Frequently Asked Questions
What is RSU in Salary?
In many businesses, the stock component plays a significant role in salary as well. Depending on whether the corporation is listed on the stock exchange or not, this can include RSUs, equity shares of the company, and ESOPs.
Is RSU taxed in India?
The same taxes are applicable to RSUs as other equity shares in the country. The fair market value of the shares is also considered for the RSUs. For instance, your RSU is worth Rs. 20 * 100, or Rs. 2000, if the agreement specifies that one RSU of the corporation is equivalent to one share and the RSU's current market price is Rs. 20.
Can a capital gain exemption be claimed on the sale of RSUs?
Yes. Section 54F allows you to claim an exemption if the money you make from the sale of such an RSU is used to buy a new residential home (subject to a condition).
How do I claim DTAA relief if I have exercised RSU and tax has been deducted by my U.S. employer?
If you are not a U.S. resident, any federal taxes (income tax) will not be levied at the time of exercise or sale (capital gain). The "sell to cover transactions" method is represented by the amount that is subtracted from what you see.
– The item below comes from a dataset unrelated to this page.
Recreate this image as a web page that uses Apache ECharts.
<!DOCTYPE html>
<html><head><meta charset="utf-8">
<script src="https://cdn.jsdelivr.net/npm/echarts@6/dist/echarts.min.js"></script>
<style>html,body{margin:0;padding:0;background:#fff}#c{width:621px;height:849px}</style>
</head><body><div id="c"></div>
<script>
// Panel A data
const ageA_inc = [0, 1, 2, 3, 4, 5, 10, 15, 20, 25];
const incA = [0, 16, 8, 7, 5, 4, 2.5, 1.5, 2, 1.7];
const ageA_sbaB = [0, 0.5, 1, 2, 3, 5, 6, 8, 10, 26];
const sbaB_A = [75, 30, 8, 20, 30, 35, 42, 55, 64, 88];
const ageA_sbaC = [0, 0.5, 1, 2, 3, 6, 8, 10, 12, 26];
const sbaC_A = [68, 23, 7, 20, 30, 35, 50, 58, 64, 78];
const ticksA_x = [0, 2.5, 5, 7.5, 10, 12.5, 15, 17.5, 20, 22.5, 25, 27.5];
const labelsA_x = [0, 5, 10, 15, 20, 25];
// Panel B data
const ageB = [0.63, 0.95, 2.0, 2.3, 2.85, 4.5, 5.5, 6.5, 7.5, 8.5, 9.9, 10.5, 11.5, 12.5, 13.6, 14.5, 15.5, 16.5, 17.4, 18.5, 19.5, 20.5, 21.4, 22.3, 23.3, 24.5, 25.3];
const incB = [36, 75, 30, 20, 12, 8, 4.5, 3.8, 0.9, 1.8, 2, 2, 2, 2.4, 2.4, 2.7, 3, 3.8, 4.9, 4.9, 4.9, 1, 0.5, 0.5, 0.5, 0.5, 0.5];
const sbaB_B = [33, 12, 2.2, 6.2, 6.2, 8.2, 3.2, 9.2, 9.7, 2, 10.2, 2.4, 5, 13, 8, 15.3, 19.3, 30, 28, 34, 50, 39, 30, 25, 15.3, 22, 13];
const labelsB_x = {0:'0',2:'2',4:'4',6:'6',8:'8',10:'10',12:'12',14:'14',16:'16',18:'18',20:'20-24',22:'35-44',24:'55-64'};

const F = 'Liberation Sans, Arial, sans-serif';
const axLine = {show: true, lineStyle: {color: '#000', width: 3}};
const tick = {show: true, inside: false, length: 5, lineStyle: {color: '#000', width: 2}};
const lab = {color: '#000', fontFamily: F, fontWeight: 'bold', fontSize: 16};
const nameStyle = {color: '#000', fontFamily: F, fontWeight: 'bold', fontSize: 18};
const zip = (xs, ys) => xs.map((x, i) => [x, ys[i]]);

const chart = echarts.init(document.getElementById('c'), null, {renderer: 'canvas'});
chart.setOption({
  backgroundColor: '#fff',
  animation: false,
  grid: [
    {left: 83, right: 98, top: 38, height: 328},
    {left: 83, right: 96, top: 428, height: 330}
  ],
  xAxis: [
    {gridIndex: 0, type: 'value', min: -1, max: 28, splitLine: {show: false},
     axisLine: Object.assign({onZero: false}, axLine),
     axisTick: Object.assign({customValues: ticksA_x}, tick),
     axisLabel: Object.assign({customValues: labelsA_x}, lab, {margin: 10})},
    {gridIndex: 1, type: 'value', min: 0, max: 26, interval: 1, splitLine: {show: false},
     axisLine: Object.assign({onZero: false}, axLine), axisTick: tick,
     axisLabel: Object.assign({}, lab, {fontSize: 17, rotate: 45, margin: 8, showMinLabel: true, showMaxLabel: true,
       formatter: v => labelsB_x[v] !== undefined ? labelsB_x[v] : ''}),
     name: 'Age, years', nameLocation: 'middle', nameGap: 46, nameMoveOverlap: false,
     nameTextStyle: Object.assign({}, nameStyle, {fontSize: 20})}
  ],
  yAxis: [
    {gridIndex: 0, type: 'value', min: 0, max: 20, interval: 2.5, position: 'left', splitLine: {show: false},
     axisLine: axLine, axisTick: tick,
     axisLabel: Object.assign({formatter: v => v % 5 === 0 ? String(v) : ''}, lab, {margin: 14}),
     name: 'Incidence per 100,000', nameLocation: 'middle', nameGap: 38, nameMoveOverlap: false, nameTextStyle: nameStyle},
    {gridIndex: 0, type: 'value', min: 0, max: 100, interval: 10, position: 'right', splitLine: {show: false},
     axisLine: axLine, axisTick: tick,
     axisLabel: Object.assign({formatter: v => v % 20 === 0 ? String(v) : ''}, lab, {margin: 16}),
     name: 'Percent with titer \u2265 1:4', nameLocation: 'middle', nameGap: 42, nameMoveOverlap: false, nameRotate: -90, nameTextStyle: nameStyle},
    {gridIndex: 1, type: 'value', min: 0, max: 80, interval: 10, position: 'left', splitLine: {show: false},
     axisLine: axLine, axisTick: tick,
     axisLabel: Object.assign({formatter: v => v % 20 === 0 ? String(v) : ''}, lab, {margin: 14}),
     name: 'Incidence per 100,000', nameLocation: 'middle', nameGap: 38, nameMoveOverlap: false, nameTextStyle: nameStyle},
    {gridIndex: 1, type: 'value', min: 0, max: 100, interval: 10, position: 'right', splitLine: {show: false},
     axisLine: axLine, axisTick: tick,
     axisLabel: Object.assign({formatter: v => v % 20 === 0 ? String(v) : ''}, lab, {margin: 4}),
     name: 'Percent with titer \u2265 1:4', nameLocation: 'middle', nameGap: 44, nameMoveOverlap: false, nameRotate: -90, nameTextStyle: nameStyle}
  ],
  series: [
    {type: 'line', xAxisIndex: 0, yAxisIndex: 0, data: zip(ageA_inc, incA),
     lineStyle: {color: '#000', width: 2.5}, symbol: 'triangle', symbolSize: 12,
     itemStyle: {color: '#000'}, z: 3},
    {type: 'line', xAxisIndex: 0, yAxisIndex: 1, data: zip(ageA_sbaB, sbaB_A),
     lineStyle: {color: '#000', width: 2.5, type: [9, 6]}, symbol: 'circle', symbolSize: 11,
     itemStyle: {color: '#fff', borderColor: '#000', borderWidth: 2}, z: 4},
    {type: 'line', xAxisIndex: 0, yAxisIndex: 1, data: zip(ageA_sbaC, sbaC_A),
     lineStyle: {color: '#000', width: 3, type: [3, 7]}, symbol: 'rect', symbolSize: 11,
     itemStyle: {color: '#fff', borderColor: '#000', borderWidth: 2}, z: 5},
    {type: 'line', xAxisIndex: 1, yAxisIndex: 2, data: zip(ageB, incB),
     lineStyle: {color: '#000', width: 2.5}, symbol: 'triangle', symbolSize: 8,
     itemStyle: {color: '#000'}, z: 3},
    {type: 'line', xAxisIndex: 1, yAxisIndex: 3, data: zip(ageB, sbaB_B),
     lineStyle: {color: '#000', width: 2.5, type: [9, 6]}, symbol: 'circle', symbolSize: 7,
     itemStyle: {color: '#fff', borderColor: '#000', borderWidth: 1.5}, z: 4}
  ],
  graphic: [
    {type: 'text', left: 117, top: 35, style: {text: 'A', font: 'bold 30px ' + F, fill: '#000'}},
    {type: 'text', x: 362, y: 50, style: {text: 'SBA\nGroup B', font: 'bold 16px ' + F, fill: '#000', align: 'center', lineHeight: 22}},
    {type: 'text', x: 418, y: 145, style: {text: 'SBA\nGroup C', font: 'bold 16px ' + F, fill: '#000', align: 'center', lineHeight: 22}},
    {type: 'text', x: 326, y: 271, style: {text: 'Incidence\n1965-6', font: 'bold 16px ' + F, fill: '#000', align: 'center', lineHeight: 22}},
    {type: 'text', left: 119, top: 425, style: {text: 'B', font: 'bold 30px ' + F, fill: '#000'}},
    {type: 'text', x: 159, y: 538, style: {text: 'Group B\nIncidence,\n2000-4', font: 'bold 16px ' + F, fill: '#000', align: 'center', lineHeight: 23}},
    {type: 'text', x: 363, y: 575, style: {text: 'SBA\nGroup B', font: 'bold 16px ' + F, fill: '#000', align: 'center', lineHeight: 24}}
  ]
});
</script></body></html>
The employer will sell a portion of the allocated equities to cover your Indian income tax. Your employer would have received the amount that was withheld and used it to cover the TDS, so DTAA will not be applicable because there is no double taxation.
Is the value of RSU included in my CTC?
Yes, your CTC will include the RSU value. It is crucial to keep this in mind when examining your pay structure because the RSU component will not be included in your take-home pay and will be granted or vested over time.
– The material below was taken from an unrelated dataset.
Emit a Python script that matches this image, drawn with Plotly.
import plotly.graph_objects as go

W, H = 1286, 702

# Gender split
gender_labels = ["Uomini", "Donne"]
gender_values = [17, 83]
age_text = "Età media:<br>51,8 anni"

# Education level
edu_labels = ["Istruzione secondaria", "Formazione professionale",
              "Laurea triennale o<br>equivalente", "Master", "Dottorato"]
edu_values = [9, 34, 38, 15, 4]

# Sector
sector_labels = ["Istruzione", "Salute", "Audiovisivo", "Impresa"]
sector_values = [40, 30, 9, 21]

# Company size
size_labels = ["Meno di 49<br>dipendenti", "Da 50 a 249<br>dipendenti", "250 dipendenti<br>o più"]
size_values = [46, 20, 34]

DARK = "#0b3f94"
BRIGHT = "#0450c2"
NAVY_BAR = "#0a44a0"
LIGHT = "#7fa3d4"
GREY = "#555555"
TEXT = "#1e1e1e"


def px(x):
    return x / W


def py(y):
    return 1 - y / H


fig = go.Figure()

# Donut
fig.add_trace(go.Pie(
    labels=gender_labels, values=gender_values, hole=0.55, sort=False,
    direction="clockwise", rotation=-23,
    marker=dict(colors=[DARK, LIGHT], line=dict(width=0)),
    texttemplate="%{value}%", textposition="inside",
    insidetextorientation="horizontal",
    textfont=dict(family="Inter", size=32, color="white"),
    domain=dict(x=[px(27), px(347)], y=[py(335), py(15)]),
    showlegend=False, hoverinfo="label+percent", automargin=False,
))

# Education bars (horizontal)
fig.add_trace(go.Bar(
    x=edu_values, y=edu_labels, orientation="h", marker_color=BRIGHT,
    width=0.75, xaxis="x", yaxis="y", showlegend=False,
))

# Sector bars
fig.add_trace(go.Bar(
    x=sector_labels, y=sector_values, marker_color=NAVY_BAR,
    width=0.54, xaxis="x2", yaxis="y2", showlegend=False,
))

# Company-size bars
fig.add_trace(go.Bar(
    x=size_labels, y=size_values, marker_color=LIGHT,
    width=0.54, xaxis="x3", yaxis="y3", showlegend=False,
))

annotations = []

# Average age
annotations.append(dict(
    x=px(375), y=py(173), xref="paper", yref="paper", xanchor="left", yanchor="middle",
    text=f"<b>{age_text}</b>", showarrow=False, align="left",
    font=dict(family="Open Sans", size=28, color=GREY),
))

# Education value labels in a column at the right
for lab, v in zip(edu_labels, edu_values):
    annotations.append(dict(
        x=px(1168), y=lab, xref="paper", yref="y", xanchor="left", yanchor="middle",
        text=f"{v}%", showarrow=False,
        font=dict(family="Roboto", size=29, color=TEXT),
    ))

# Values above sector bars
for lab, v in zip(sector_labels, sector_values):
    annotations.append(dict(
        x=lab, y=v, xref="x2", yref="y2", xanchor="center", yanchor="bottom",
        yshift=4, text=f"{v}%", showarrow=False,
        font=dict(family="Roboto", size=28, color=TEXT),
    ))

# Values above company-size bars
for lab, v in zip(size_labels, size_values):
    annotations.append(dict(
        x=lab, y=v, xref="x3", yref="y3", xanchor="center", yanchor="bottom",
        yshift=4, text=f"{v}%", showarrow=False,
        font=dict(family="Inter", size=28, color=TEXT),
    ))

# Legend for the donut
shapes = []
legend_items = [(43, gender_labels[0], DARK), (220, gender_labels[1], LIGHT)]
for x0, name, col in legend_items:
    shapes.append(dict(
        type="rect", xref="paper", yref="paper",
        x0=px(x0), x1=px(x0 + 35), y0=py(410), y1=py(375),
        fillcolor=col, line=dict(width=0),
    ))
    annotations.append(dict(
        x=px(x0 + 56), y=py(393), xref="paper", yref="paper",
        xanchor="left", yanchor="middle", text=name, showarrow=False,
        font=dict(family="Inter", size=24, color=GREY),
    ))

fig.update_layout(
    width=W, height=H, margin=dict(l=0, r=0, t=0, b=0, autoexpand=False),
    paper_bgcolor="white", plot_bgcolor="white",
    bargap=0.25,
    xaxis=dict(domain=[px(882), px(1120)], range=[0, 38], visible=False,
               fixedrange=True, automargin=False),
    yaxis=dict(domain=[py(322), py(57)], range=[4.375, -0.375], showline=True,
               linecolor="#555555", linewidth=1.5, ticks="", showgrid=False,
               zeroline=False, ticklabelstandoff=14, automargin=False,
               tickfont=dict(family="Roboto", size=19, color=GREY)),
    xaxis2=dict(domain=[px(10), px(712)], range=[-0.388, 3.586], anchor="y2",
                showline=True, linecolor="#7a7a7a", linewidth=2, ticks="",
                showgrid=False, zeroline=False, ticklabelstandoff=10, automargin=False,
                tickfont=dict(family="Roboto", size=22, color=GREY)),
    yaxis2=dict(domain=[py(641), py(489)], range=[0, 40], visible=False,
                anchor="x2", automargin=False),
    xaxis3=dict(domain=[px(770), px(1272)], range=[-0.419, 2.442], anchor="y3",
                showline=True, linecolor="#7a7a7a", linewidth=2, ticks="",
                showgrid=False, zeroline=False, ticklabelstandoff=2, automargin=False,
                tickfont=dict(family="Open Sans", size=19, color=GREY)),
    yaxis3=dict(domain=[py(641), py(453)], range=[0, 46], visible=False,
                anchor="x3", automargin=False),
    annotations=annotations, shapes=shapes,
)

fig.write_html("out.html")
I have received dividend income on my RSU, and my U.S. employer deducted 25% tax. How to treat this in the Indian ITR?
The dividends paid by the U.S.A. companies are levied a 25% federal tax. You also need to mention this dividend income in your ITR because worldwide income is taxable in India for Indian tax residents. Section 90 of Article 10 of the India-U.S. Treaty allows you to request a remedy. DTAA is applicable to taxes that you have previously paid in the US. Before filing your ITR, you must submit Form 67 to receive the credit.
Which exchange rate is appliable to conversion from USD to INR for the sale of shared listed in the USA?
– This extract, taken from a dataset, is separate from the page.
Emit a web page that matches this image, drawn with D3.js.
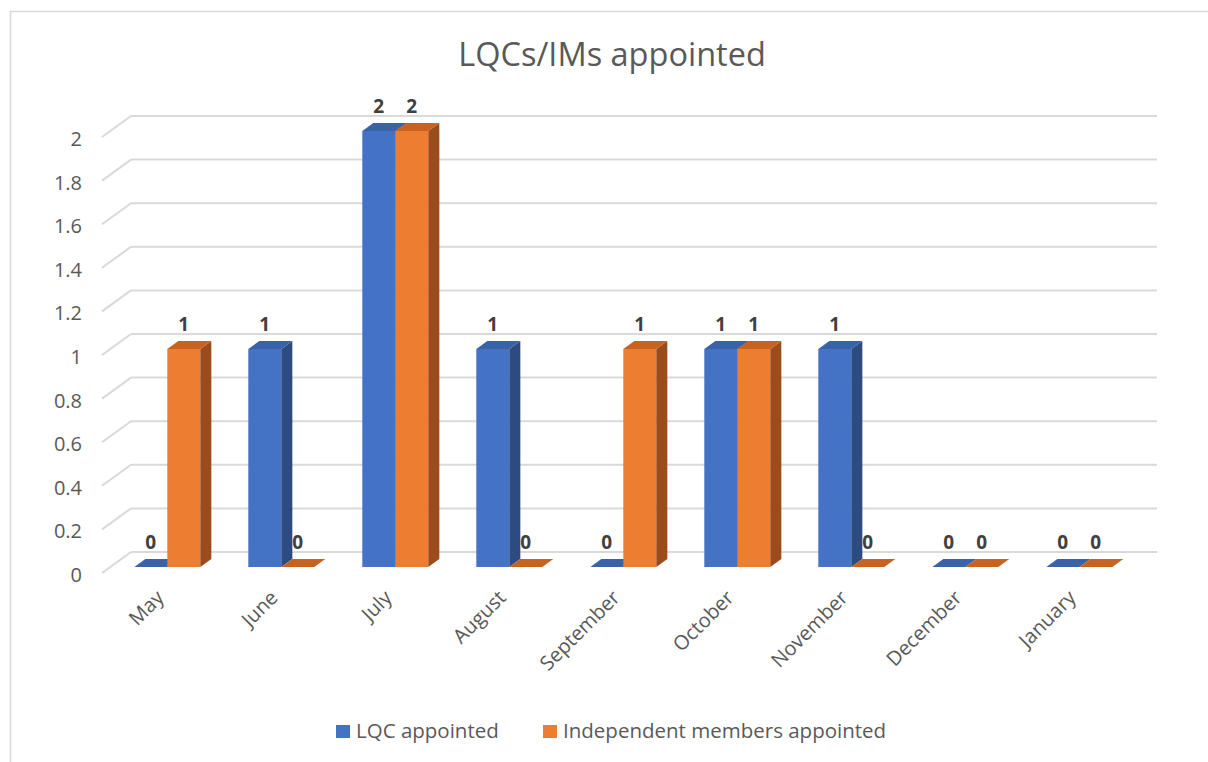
<!DOCTYPE html>
<html>
<head>
  <meta charset="utf-8">
  <title>LQCs/IMs appointed</title>
  <script src="https://d3js.org/d3.v7.min.js"></script>
  <style>
    body { margin: 0; background: #ffffff; font-family: 'Open Sans', 'Noto Sans', sans-serif; }
    .grid line { stroke: #d9d9d9; stroke-width: 2px; }
    .tick-label { fill: #595959; font-size: 20px; }
    .value-label { fill: #404040; font-size: 19px; font-weight: bold; text-anchor: middle; }
  </style>
</head>
<body>
  <div id="chart"></div>
  <script>
    // chart data
    const months = ["May", "June", "July", "August", "September", "October", "November", "December", "January"];
    const lqcAppointed = [0, 1, 2, 1, 0, 1, 1, 0, 0];
    const imsAppointed = [1, 0, 2, 0, 1, 1, 0, 0, 0];
    const seriesNames = ["LQC appointed", "Independent members appointed"];
    const yTicks = [0, 0.2, 0.4, 0.6, 0.8, 1, 1.2, 1.4, 1.6, 1.8, 2];

    const width = 1208, height = 762;
    const colors = {
      "LQC appointed": { front: "#4472c4", top: "#3a62a9", side: "#2d4b80" },
      "Independent members appointed": { front: "#ed7d31", top: "#c9621f", side: "#9b4c1c" }
    };

    const svg = d3.select("#chart").append("svg")
      .attr("width", width)
      .attr("height", height);

    // outer frame
    svg.append("rect")
      .attr("x", 10.5).attr("y", 11.5)
      .attr("width", width + 20).attr("height", height + 20)
      .attr("fill", "none")
      .attr("stroke", "#d9d9d9")
      .attr("stroke-width", 1.5);

    // title
    svg.append("text")
      .attr("x", 612).attr("y", 66)
      .attr("text-anchor", "middle")
      .attr("fill", "#595959")
      .style("font-size", "32.5px")
      .text("LQCs/IMs appointed");

    // back wall scales
    const x = d3.scaleBand().domain(months).range([131, 1157]);
    const y = d3.scaleLinear().domain([0, 2]).range([552, 116]);
    const slant = 1.38;               // dx per unit of depth (dy)
    const floorDepth = 21, barFront = 15, barBack = 7;
    const barW = 33;
    const sub = d3.scaleBand().domain(seriesNames).range([-barW, barW]);

    const proj = (px, v, d) => [px - slant * d, y(v) + d];
    const poly = pts => pts.map(p => p.join(",")).join(" ");

    // gridlines: back wall and left-side floor edges
    const grid = svg.append("g").attr("class", "grid");
    yTicks.forEach(t => {
      grid.append("line")
        .attr("x1", x.range()[0]).attr("x2", x.range()[1])
        .attr("y1", y(t)).attr("y2", y(t));
      const [fx, fy] = proj(x.range()[0], t, floorDepth);
      grid.append("line")
        .attr("x1", x.range()[0]).attr("y1", y(t))
        .attr("x2", fx).attr("y2", fy);
    });

    // y tick labels
    svg.append("g").selectAll("text")
      .data(yTicks)
      .join("text")
      .attr("class", "tick-label")
      .attr("x", d => proj(x.range()[0], d, floorDepth)[0] - 20)
      .attr("y", d => proj(x.range()[0], d, floorDepth)[1] + 2)
      .attr("dy", "0.35em")
      .attr("text-anchor", "end")
      .text(d => d);

    // bars
    const bars = [];
    months.forEach((m, i) => {
      bars.push({ month: m, series: seriesNames[0], value: lqcAppointed[i] });
      bars.push({ month: m, series: seriesNames[1], value: imsAppointed[i] });
    });

    const barG = svg.append("g");
    bars.forEach(b => {
      const cx = x(b.month) + x.bandwidth() / 2;
      const x0 = cx + sub(b.series), x1 = x0 + sub.bandwidth();
      const c = colors[b.series];
      const g = barG.append("g");
      if (b.value > 0) {
        g.append("polygon")
          .attr("points", poly([proj(x0, b.value, barFront), proj(x1, b.value, barFront), proj(x1, 0, barFront), proj(x0, 0, barFront)]))
          .attr("fill", c.front);
        g.append("polygon")
          .attr("points", poly([proj(x1, b.value, barFront), proj(x1, 0, barFront), proj(x1, 0, barBack), proj(x1, b.value, barBack)]))
          .attr("fill", c.side);
      }
      g.append("polygon")
        .attr("points", poly([proj(x0, b.value, barFront), proj(x1, b.value, barFront), proj(x1, b.value, barBack), proj(x0, b.value, barBack)]))
        .attr("fill", c.top);
      const top = proj((x0 + x1) / 2, b.value, barFront);
      g.append("text")
        .attr("class", "value-label")
        .attr("x", top[0])
        .attr("y", top[1] - 18)
        .text(b.value);
    });

    // category labels
    svg.append("g").selectAll("text")
      .data(months)
      .join("text")
      .attr("class", "tick-label")
      .attr("text-anchor", "end")
      .attr("transform", d => {
        const p = proj(x(d) + x.bandwidth() / 2, 0, floorDepth);
        return `translate(${p[0] + 6}, ${p[1] + 26}) rotate(-45)`;
      })
      .text(d => d);

    // legend
    const legend = svg.append("g");
    const legendX = [336, 543];
    seriesNames.forEach((s, i) => {
      legend.append("rect")
        .attr("x", legendX[i]).attr("y", 725)
        .attr("width", 14).attr("height", 13)
        .attr("fill", colors[s].front);
      legend.append("text")
        .attr("x", legendX[i] + 20).attr("y", 738)
        .attr("fill", "#595959")
        .style("font-size", "20.5px")
        .text(s);
    });
  </script>
</body>
</html>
The last day of the month before the capital gain is realised is how the exchange rate is determined by Rule 115 of the Income Tax Regulation. For instance, you must use the exchange rate as of February 29, 2024, if you sold shares on March 15, 2024. The value will be converted to Indian rupees by multiplying the exchange rate by the capital gain (in US dollars).
What is the vesting period of RSU?
The time frame in which an employee meets the vesting requirement is known as the vesting period. Employees can exercise their right once the vesting period is over.
Do I need to declare my unvested stock in Schedule FA?
No, an unvested stock option indicates that you have not yet met the vesting requirement and that equity shares have not yet been distributed. You do not need to report any equity shares in Schedule FA's Financial Equity or Debt Interest sections because you do not own any.
What is the difference between stock options and RSU?
RSU and stock options are both forms of equity compensation given to employees, albeit they differ slightly. The price is a significant difference. Employees at RSU receive Regular Stock options at a discounted rate, and Restricted Stock Units are provided free of charge.
How to declare RSU in ITR?
An employee must report RSUs received from a foreign corporation using forms ITR-2 or ITR-3 under the Foreign Asset Schedule. RSUs in Indian stocks, on the other hand, do not have to be declared until they are vested because they are not regarded as assets until then.